Direction: Transcribe the listing exactly, leaving out every picture.

────────────────────────────────────────

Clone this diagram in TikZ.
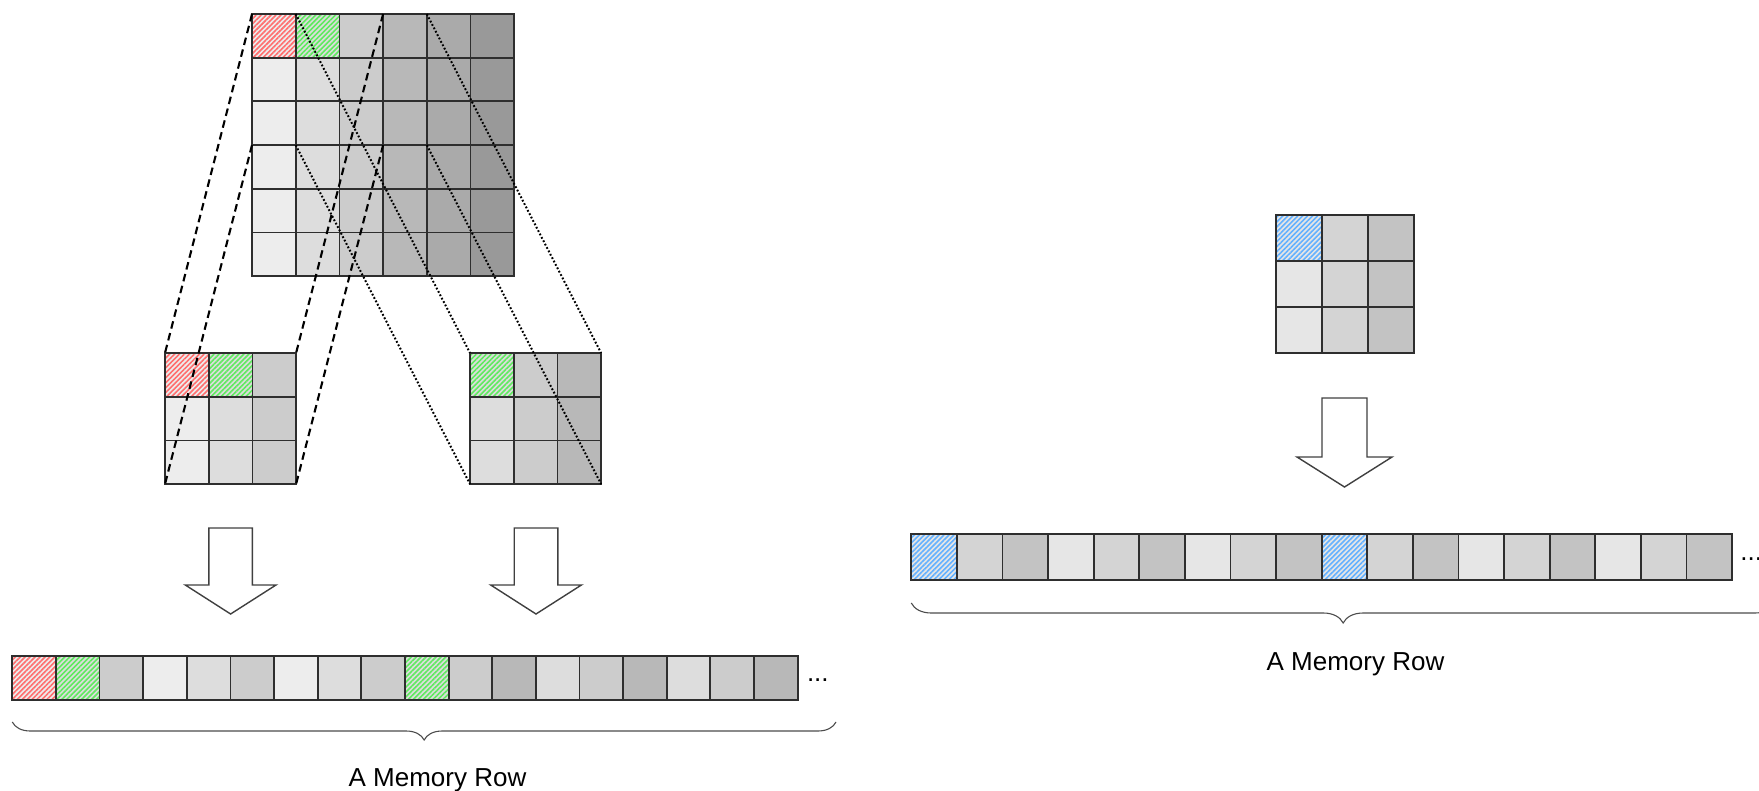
\documentclass[tikz,border=0pt]{standalone}
\usepackage{fontspec}
\setmainfont{Liberation Sans}
\usetikzlibrary{patterns.meta,decorations.pathreplacing}
\definecolor{cA}{HTML}{EDEDED}
\definecolor{cB}{HTML}{DDDDDD}
\definecolor{cC}{HTML}{CCCCCC}
\definecolor{cD}{HTML}{B8B8B8}
\definecolor{cE}{HTML}{AAAAAA}
\definecolor{cF}{HTML}{999999}
\definecolor{rA}{HTML}{E6E6E6}
\definecolor{rB}{HTML}{D4D4D4}
\definecolor{rC}{HTML}{C3C3C3}
\definecolor{hatchred}{HTML}{FF6E6E}
\definecolor{hatchgreen}{HTML}{5FEA5F}
\definecolor{hatchblue}{HTML}{63B1FF}
\definecolor{edge}{HTML}{2E2E2E}
\tikzset{
  cellline/.style={draw=edge, line width=0.9pt},
  gA/.style={fill=cA}, gB/.style={fill=cB}, gC/.style={fill=cC},
  gD/.style={fill=cD}, gE/.style={fill=cE}, gF/.style={fill=cF},
  qA/.style={fill=rA}, qB/.style={fill=rB}, qC/.style={fill=rC},
  stripes/.style={pattern={Lines[angle=45,distance=1.75pt,line width=0.8pt]}},
  hR/.style={preaction={fill=cA}, stripes, pattern color=hatchred},
  hG/.style={preaction={fill=cB}, stripes, pattern color=hatchgreen},
  hBl/.style={preaction={fill=rA}, stripes, pattern color=hatchblue},
  dashedlink/.style={line width=1.05pt, dash pattern=on 3.8pt off 2.3pt},
  dottedlink/.style={line width=1pt, dash pattern=on 0.9pt off 1pt},
  blockarrow/.style={draw=black!75, line width=0.7pt, fill=white, line join=miter},
  rowbrace/.style={decorate, decoration={brace, mirror, amplitude=#1}, draw=black!70, line width=0.55pt},
  memlabel/.style={font=\fontsize{13}{15}\selectfont, inner sep=0pt, anchor=base}
}
\begin{document}
\begin{tikzpicture}[x=0.5pt,y=-0.5pt]
\useasboundingbox (0,0) rectangle (1759,791);

% ---------- big 6x6 grid ----------
\foreach \c/\col in {0/gA,1/gB,2/gC,3/gD,4/gE,5/gF}
  \foreach \r in {0,...,5}
    \path[cellline,\col] ({252+\c*43.7},{14+\r*43.7}) rectangle ++(43.7,43.7);
\path[cellline,hR] (252,14) rectangle ++(43.7,43.7);
\path[cellline,hG] (295.7,14) rectangle ++(43.7,43.7);
\foreach \c in {0,...,6}
  \foreach \r in {0,...,6}
    \coordinate (B-\c-\r) at ({252+\c*43.7},{14+\r*43.7});

% ---------- left small 3x3 grid ----------
\foreach \c/\col in {0/gA,1/gB,2/gC}
  \foreach \r in {0,...,2}
    \path[cellline,\col] ({165+\c*43.7},{353+\r*43.7}) rectangle ++(43.7,43.7);
\path[cellline,hR] (165,353) rectangle ++(43.7,43.7);
\path[cellline,hG] (208.7,353) rectangle ++(43.7,43.7);
\foreach \c in {0,...,3}
  \foreach \r in {0,...,3}
    \coordinate (L-\c-\r) at ({165+\c*43.7},{353+\r*43.7});

% ---------- right small 3x3 grid ----------
\foreach \c/\col in {0/gB,1/gC,2/gD}
  \foreach \r in {0,...,2}
    \path[cellline,\col] ({470+\c*43.7},{353+\r*43.7}) rectangle ++(43.7,43.7);
\path[cellline,hG] (470,353) rectangle ++(43.7,43.7);
\foreach \c in {0,...,3}
  \foreach \r in {0,...,3}
    \coordinate (R-\c-\r) at ({470+\c*43.7},{353+\r*43.7});

% ---------- projection lines ----------
\draw[dashedlink] (B-0-0) -- (L-0-0);
\draw[dashedlink] (B-0-3) -- (L-0-3);
\draw[dashedlink] (B-3-0) -- (L-3-0);
\draw[dashedlink] (B-3-3) -- (L-3-3);
\draw[dottedlink] (B-1-0) -- (R-0-0);
\draw[dottedlink] (B-1-3) -- (R-0-3);
\draw[dottedlink] (B-4-0) -- (R-3-0);
\draw[dottedlink] (B-4-3) -- (R-3-3);

% ---------- left block arrows ----------
\draw[blockarrow] (208.8,528) -- (252.4,528) -- (252.4,585) -- (276,585) -- (230.6,614) -- (185.3,585) -- (208.8,585) -- cycle;
\draw[blockarrow] (514.2,528) -- (557.8,528) -- (557.8,585) -- (581.4,585) -- (536,614) -- (490.7,585) -- (514.2,585) -- cycle;

% ---------- left memory row ----------
\foreach \s [count=\i from 0] in {hR,hG,gC,gA,gB,gC,gA,gB,gC,hG,gC,gD,gB,gC,gD,gB,gC,gD}
  \path[cellline,\s] ({12.3+\i*43.63},655.7) rectangle ++(43.63,44.3);
\node[memlabel, anchor=base west] (dotsL) at (806.6,681) {...};
\coordinate (MLa) at (12.3,722);
\coordinate (MLb) at (836,722);
\draw[rowbrace=9pt] (MLa) -- (MLb);
\node[memlabel] (labL) at (437.5,786) {A Memory Row};

% ---------- right 3x3 grid ----------
\foreach \c/\col in {0/qA,1/qB,2/qC}
  \foreach \r in {0,...,2}
    \path[cellline,\col] ({1276+\c*46},{215+\r*46}) rectangle ++(46,46);
\path[cellline,hBl] (1276,215) rectangle ++(46,46);

% ---------- right block arrow ----------
\draw[blockarrow] (1322,398) -- (1367,398) -- (1367,457) -- (1392,457) -- (1344.5,487) -- (1297,457) -- (1322,457) -- cycle;

% ---------- right memory row ----------
\foreach \s [count=\i from 0] in {hBl,qB,qC,qA,qB,qC,qA,qB,qC,hBl,qB,qC,qA,qB,qC,qA,qB,qC}
  \path[cellline,\s] ({911.3+\i*45.6},534) rectangle ++(45.6,46.3);
\node[memlabel, anchor=base west] (dotsR) at (1740,560) {...};
\coordinate (MRa) at (911.3,603);
\coordinate (MRb) at (1775,603);
\draw[rowbrace=10pt] (MRa) -- (MRb);
\node[memlabel] (labR) at (1355.5,670) {A Memory Row};
\end{tikzpicture}
\end{document}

────────────────────────────────────────

Reply to the exercise:
Clone this diagram in TikZ.
\documentclass[tikz,border=0pt]{standalone}
\usepackage{fontspec}
\setmainfont{Liberation Sans}
\usetikzlibrary{patterns.meta,decorations.pathreplacing}
\definecolor{cA}{HTML}{EDEDED}
\definecolor{cB}{HTML}{DDDDDD}
\definecolor{cC}{HTML}{CCCCCC}
\definecolor{cD}{HTML}{B8B8B8}
\definecolor{cE}{HTML}{AAAAAA}
\definecolor{cF}{HTML}{999999}
\definecolor{rA}{HTML}{E6E6E6}
\definecolor{rB}{HTML}{D4D4D4}
\definecolor{rC}{HTML}{C3C3C3}
\definecolor{hatchred}{HTML}{FF6E6E}
\definecolor{hatchgreen}{HTML}{5FEA5F}
\definecolor{hatchblue}{HTML}{63B1FF}
\definecolor{edge}{HTML}{2E2E2E}
\tikzset{
  cellline/.style={draw=edge, line width=0.9pt},
  gA/.style={fill=cA}, gB/.style={fill=cB}, gC/.style={fill=cC},
  gD/.style={fill=cD}, gE/.style={fill=cE}, gF/.style={fill=cF},
  qA/.style={fill=rA}, qB/.style={fill=rB}, qC/.style={fill=rC},
  stripes/.style={pattern={Lines[angle=45,distance=1.75pt,line width=0.8pt]}},
  hR/.style={preaction={fill=cA}, stripes, pattern color=hatchred},
  hG/.style={preaction={fill=cB}, stripes, pattern color=hatchgreen},
  hBl/.style={preaction={fill=rA}, stripes, pattern color=hatchblue},
  dashedlink/.style={line width=1.05pt, dash pattern=on 3.8pt off 2.3pt},
  dottedlink/.style={line width=1pt, dash pattern=on 0.9pt off 1pt},
  blockarrow/.style={draw=black!75, line width=0.7pt, fill=white, line join=miter},
  rowbrace/.style={decorate, decoration={brace, mirror, amplitude=#1}, draw=black!70, line width=0.55pt},
  memlabel/.style={font=\fontsize{13}{15}\selectfont, inner sep=0pt, anchor=base}
}
\begin{document}
\begin{tikzpicture}[x=0.5pt,y=-0.5pt]
\useasboundingbox (0,0) rectangle (1759,791);

% ---------- big 6x6 grid ----------
\foreach \c/\col in {0/gA,1/gB,2/gC,3/gD,4/gE,5/gF}
  \foreach \r in {0,...,5}
    \path[cellline,\col] ({252+\c*43.7},{14+\r*43.7}) rectangle ++(43.7,43.7);
\path[cellline,hR] (252,14) rectangle ++(43.7,43.7);
\path[cellline,hG] (295.7,14) rectangle ++(43.7,43.7);
\foreach \c in {0,...,6}
  \foreach \r in {0,...,6}
    \coordinate (B-\c-\r) at ({252+\c*43.7},{14+\r*43.7});

% ---------- left small 3x3 grid ----------
\foreach \c/\col in {0/gA,1/gB,2/gC}
  \foreach \r in {0,...,2}
    \path[cellline,\col] ({165+\c*43.7},{353+\r*43.7}) rectangle ++(43.7,43.7);
\path[cellline,hR] (165,353) rectangle ++(43.7,43.7);
\path[cellline,hG] (208.7,353) rectangle ++(43.7,43.7);
\foreach \c in {0,...,3}
  \foreach \r in {0,...,3}
    \coordinate (L-\c-\r) at ({165+\c*43.7},{353+\r*43.7});

% ---------- right small 3x3 grid ----------
\foreach \c/\col in {0/gB,1/gC,2/gD}
  \foreach \r in {0,...,2}
    \path[cellline,\col] ({470+\c*43.7},{353+\r*43.7}) rectangle ++(43.7,43.7);
\path[cellline,hG] (470,353) rectangle ++(43.7,43.7);
\foreach \c in {0,...,3}
  \foreach \r in {0,...,3}
    \coordinate (R-\c-\r) at ({470+\c*43.7},{353+\r*43.7});

% ---------- projection lines ----------
\draw[dashedlink] (B-0-0) -- (L-0-0);
\draw[dashedlink] (B-0-3) -- (L-0-3);
\draw[dashedlink] (B-3-0) -- (L-3-0);
\draw[dashedlink] (B-3-3) -- (L-3-3);
\draw[dottedlink] (B-1-0) -- (R-0-0);
\draw[dottedlink] (B-1-3) -- (R-0-3);
\draw[dottedlink] (B-4-0) -- (R-3-0);
\draw[dottedlink] (B-4-3) -- (R-3-3);

% ---------- left block arrows ----------
\draw[blockarrow] (208.8,528) -- (252.4,528) -- (252.4,585) -- (276,585) -- (230.6,614) -- (185.3,585) -- (208.8,585) -- cycle;
\draw[blockarrow] (514.2,528) -- (557.8,528) -- (557.8,585) -- (581.4,585) -- (536,614) -- (490.7,585) -- (514.2,585) -- cycle;

% ---------- left memory row ----------
\foreach \s [count=\i from 0] in {hR,hG,gC,gA,gB,gC,gA,gB,gC,hG,gC,gD,gB,gC,gD,gB,gC,gD}
  \path[cellline,\s] ({12.3+\i*43.63},655.7) rectangle ++(43.63,44.3);
\node[memlabel, anchor=base west] (dotsL) at (806.6,681) {...};
\coordinate (MLa) at (12.3,722);
\coordinate (MLb) at (836,722);
\draw[rowbrace=9pt] (MLa) -- (MLb);
\node[memlabel] (labL) at (437.5,786) {A Memory Row};

% ---------- right 3x3 grid ----------
\foreach \c/\col in {0/qA,1/qB,2/qC}
  \foreach \r in {0,...,2}
    \path[cellline,\col] ({1276+\c*46},{215+\r*46}) rectangle ++(46,46);
\path[cellline,hBl] (1276,215) rectangle ++(46,46);

% ---------- right block arrow ----------
\draw[blockarrow] (1322,398) -- (1367,398) -- (1367,457) -- (1392,457) -- (1344.5,487) -- (1297,457) -- (1322,457) -- cycle;

% ---------- right memory row ----------
\foreach \s [count=\i from 0] in {hBl,qB,qC,qA,qB,qC,qA,qB,qC,hBl,qB,qC,qA,qB,qC,qA,qB,qC}
  \path[cellline,\s] ({911.3+\i*45.6},534) rectangle ++(45.6,46.3);
\node[memlabel, anchor=base west] (dotsR) at (1740,560) {...};
\coordinate (MRa) at (911.3,603);
\coordinate (MRb) at (1775,603);
\draw[rowbrace=10pt] (MRa) -- (MRb);
\node[memlabel] (labR) at (1355.5,670) {A Memory Row};
\end{tikzpicture}
\end{document}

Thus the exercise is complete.